Only the lines from the start of the data through the line with "0.285, 0.197, 0.14, 0.10, 0.064, 0.04, 0.028, 0.021];" belong in the copy. Restate them word for word, minus the pictures.

-- -- --

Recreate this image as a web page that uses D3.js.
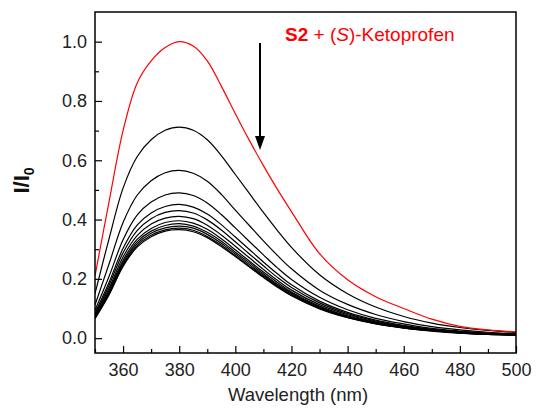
<!DOCTYPE html>
<html>
<head>
<meta charset="utf-8">
<script src="https://cdn.jsdelivr.net/npm/d3@7"></script>
<style>
  body { margin: 0; background: #fff; }
  svg text { font-family: "Liberation Sans", Arial, Helvetica, sans-serif; }
</style>
</head>
<body>
<svg id="chart" width="538" height="409"></svg>
<script>
// Emission wavelengths (nm) shared by every spectrum
const wavelengths = [350, 355, 360, 365, 370, 375, 380, 385, 390, 395, 400, 405, 410, 415, 420,
                     430, 440, 450, 460, 470, 480, 490, 500];

// Free S2 with (S)-Ketoprofen: first spectrum, normalised intensity I/I0
const redSpectrum = [0.21, 0.46, 0.70, 0.86, 0.935, 0.98, 1.0, 0.985, 0.935, 0.85, 0.757, 0.667, 0.582, 0.502, 0.427,
                     0.285, 0.197, 0.14, 0.10, 0.064, 0.04, 0.028, 0.021];

// Titration spectra, decreasing intensity
const titrationSpectra = [
  [0.150, 0.335, 0.506, 0.612, 0.669, 0.701, 0.712, 0.701, 0.669, 0.616, 0.552, 0.488, 0.424, 0.363, 0.306,
   0.214, 0.150, 0.105, 0.073, 0.051, 0.036, 0.026, 0.019],
  [0.112, 0.250, 0.390, 0.482, 0.531, 0.558, 0.566, 0.556, 0.529, 0.485, 0.432, 0.380, 0.328, 0.279, 0.234,
   0.162, 0.114, 0.080, 0.056, 0.039, 0.028, 0.020, 0.015],
  [0.094, 0.208, 0.332, 0.415, 0.459, 0.483, 0.490, 0.481, 0.456, 0.417, 0.372, 0.326, 0.281, 0.237, 0.198,
   0.138, 0.096, 0.067, 0.048, 0.033, 0.024, 0.017, 0.014],
  [0.085, 0.188, 0.303, 0.381, 0.422, 0.444, 0.451, 0.442, 0.419, 0.383, 0.341, 0.299, 0.257, 0.217, 0.180,
   0.125, 0.087, 0.061, 0.043, 0.030, 0.022, 0.016, 0.013],
  [0.080, 0.178, 0.288, 0.363, 0.403, 0.424, 0.430, 0.422, 0.399, 0.365, 0.325, 0.284, 0.244, 0.205, 0.171,
   0.119, 0.083, 0.058, 0.041, 0.029, 0.020, 0.015, 0.012],
  [0.076, 0.168, 0.274, 0.346, 0.385, 0.405, 0.411, 0.403, 0.381, 0.348, 0.310, 0.271, 0.232, 0.195, 0.162,
   0.113, 0.079, 0.055, 0.039, 0.028, 0.020, 0.014, 0.012],
  [0.072, 0.161, 0.263, 0.333, 0.370, 0.390, 0.396, 0.388, 0.367, 0.335, 0.298, 0.260, 0.223, 0.188, 0.156,
   0.108, 0.075, 0.053, 0.037, 0.026, 0.019, 0.014, 0.011],
  [0.070, 0.156, 0.256, 0.325, 0.361, 0.380, 0.386, 0.378, 0.357, 0.327, 0.290, 0.254, 0.217, 0.182, 0.152,
   0.105, 0.073, 0.051, 0.036, 0.026, 0.018, 0.014, 0.011],
  [0.068, 0.152, 0.250, 0.318, 0.354, 0.372, 0.378, 0.371, 0.350, 0.320, 0.284, 0.248, 0.212, 0.178, 0.148,
   0.102, 0.071, 0.050, 0.035, 0.025, 0.018, 0.013, 0.011],
  [0.067, 0.149, 0.245, 0.312, 0.347, 0.365, 0.371, 0.364, 0.343, 0.314, 0.278, 0.243, 0.208, 0.175, 0.145,
   0.100, 0.070, 0.049, 0.035, 0.025, 0.017, 0.013, 0.010],
  [0.066, 0.146, 0.242, 0.307, 0.342, 0.361, 0.366, 0.359, 0.339, 0.309, 0.275, 0.240, 0.205, 0.172, 0.143,
   0.099, 0.069, 0.048, 0.034, 0.024, 0.017, 0.013, 0.010]
];

const xMajorTicks = [360, 380, 400, 420, 440, 460, 480, 500];
const xMinorTicks = [350, 370, 390, 410, 430, 450, 470, 490];
const yMajorTicks = [0.0, 0.2, 0.4, 0.6, 0.8, 1.0];
const yMinorTicks = [0.1, 0.3, 0.5, 0.7, 0.9];

const svg = d3.select("#chart");
const margin = { left: 95, right: 22, top: 12, bottom: 56 };
const W = 538, H = 409;
const x = d3.scaleLinear().domain([350, 500]).range([margin.left, W - margin.right]);
const y = d3.scaleLinear().domain([-0.05, 1.1]).range([H - margin.bottom, margin.top]);

// clip region for the spectra
svg.append("defs").append("clipPath").attr("id", "plotClip")
  .append("rect")
  .attr("x", x(350)).attr("y", y(1.1))
  .attr("width", x(500) - x(350)).attr("height", y(-0.05) - y(1.1));

const line = d3.line()
  .x((d, i) => x(wavelengths[i]))
  .y(d => y(d))
  .curve(d3.curveCatmullRom.alpha(0.5));

const curves = svg.append("g").attr("clip-path", "url(#plotClip)");
curves.selectAll("path.titration")
  .data(titrationSpectra)
  .join("path")
  .attr("class", "titration")
  .attr("d", line)
  .attr("fill", "none")
  .attr("stroke", "#000")
  .attr("stroke-width", 1.2);

curves.append("path")
  .datum(redSpectrum)
  .attr("d", line)
  .attr("fill", "none")
  .attr("stroke", "#ff0000")
  .attr("stroke-width", 1.2);

// axes: ticks point inward
const fontSize = "18px";
svg.append("g").attr("transform", `translate(0,${y(-0.05)})`)
  .call(d3.axisBottom(x).tickValues(xMajorTicks).tickFormat(d3.format("d"))
        .tickSizeInner(-7).tickSizeOuter(0).tickPadding(10));
svg.append("g").attr("transform", `translate(0,${y(-0.05)})`)
  .call(d3.axisBottom(x).tickValues(xMinorTicks).tickFormat("")
        .tickSizeInner(-4).tickSizeOuter(0));

svg.append("g").attr("transform", `translate(${x(350)},0)`)
  .call(d3.axisLeft(y).tickValues(yMajorTicks).tickFormat(d3.format(".1f"))
        .tickSizeInner(-7).tickSizeOuter(0).tickPadding(8));
svg.append("g").attr("transform", `translate(${x(350)},0)`)
  .call(d3.axisLeft(y).tickValues(yMinorTicks).tickFormat("")
        .tickSizeInner(-4).tickSizeOuter(0));

svg.selectAll(".tick line").attr("stroke", "#000").attr("stroke-width", 1.2);
svg.selectAll(".domain").attr("stroke", "none");
svg.selectAll(".tick text")
  .attr("font-size", fontSize)
  .attr("fill", "#222");

// frame around the plot
svg.append("rect")
  .attr("x", x(350)).attr("y", y(1.1))
  .attr("width", x(500) - x(350)).attr("height", y(-0.05) - y(1.1))
  .attr("fill", "none").attr("stroke", "#000").attr("stroke-width", 1.5);

// axis titles
svg.append("text")
  .attr("x", 298).attr("y", 401)
  .attr("text-anchor", "middle")
  .attr("font-size", "18.5px")
  .attr("fill", "#222")
  .text("Wavelength (nm)");

const yTitle = svg.append("text")
  .attr("transform", `translate(29,${(y(-0.05) + y(1.1)) / 2 - 2}) rotate(-90)`)
  .attr("text-anchor", "middle")
  .attr("font-size", "22px")
  .attr("font-weight", "bold")
  .attr("fill", "#111");
yTitle.append("tspan").text("I/I");
yTitle.append("tspan").attr("font-size", "14px").attr("dy", "5").text("0");

// legend label
const label = svg.append("text")
  .attr("x", 285).attr("y", 41)
  .attr("font-size", "19px")
  .attr("fill", "#ff0000");
label.append("tspan").attr("font-weight", "bold").text("S2");
label.append("tspan").text(" + (");
label.append("tspan").attr("font-style", "italic").text("S");
label.append("tspan").text(")-Ketoprofen");

// arrow showing the quenching direction
const arrowX = 260;
svg.append("line")
  .attr("x1", arrowX).attr("x2", arrowX)
  .attr("y1", 43).attr("y2", 140)
  .attr("stroke", "#000").attr("stroke-width", 2);
svg.append("path")
  .attr("d", `M${arrowX - 5},136 L${arrowX + 5},136 L${arrowX},150 Z`)
  .attr("fill", "#000");
</script>
</body>
</html>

-- -- --

### Full output
Recreate this image as a web page that uses D3.js.
<!DOCTYPE html>
<html>
<head>
<meta charset="utf-8">
<script src="https://cdn.jsdelivr.net/npm/d3@7"></script>
<style>
  body { margin: 0; background: #fff; }
  svg text { font-family: "Liberation Sans", Arial, Helvetica, sans-serif; }
</style>
</head>
<body>
<svg id="chart" width="538" height="409"></svg>
<script>
// Emission wavelengths (nm) shared by every spectrum
const wavelengths = [350, 355, 360, 365, 370, 375, 380, 385, 390, 395, 400, 405, 410, 415, 420,
                     430, 440, 450, 460, 470, 480, 490, 500];

// Free S2 with (S)-Ketoprofen: first spectrum, normalised intensity I/I0
const redSpectrum = [0.21, 0.46, 0.70, 0.86, 0.935, 0.98, 1.0, 0.985, 0.935, 0.85, 0.757, 0.667, 0.582, 0.502, 0.427,
                     0.285, 0.197, 0.14, 0.10, 0.064, 0.04, 0.028, 0.021];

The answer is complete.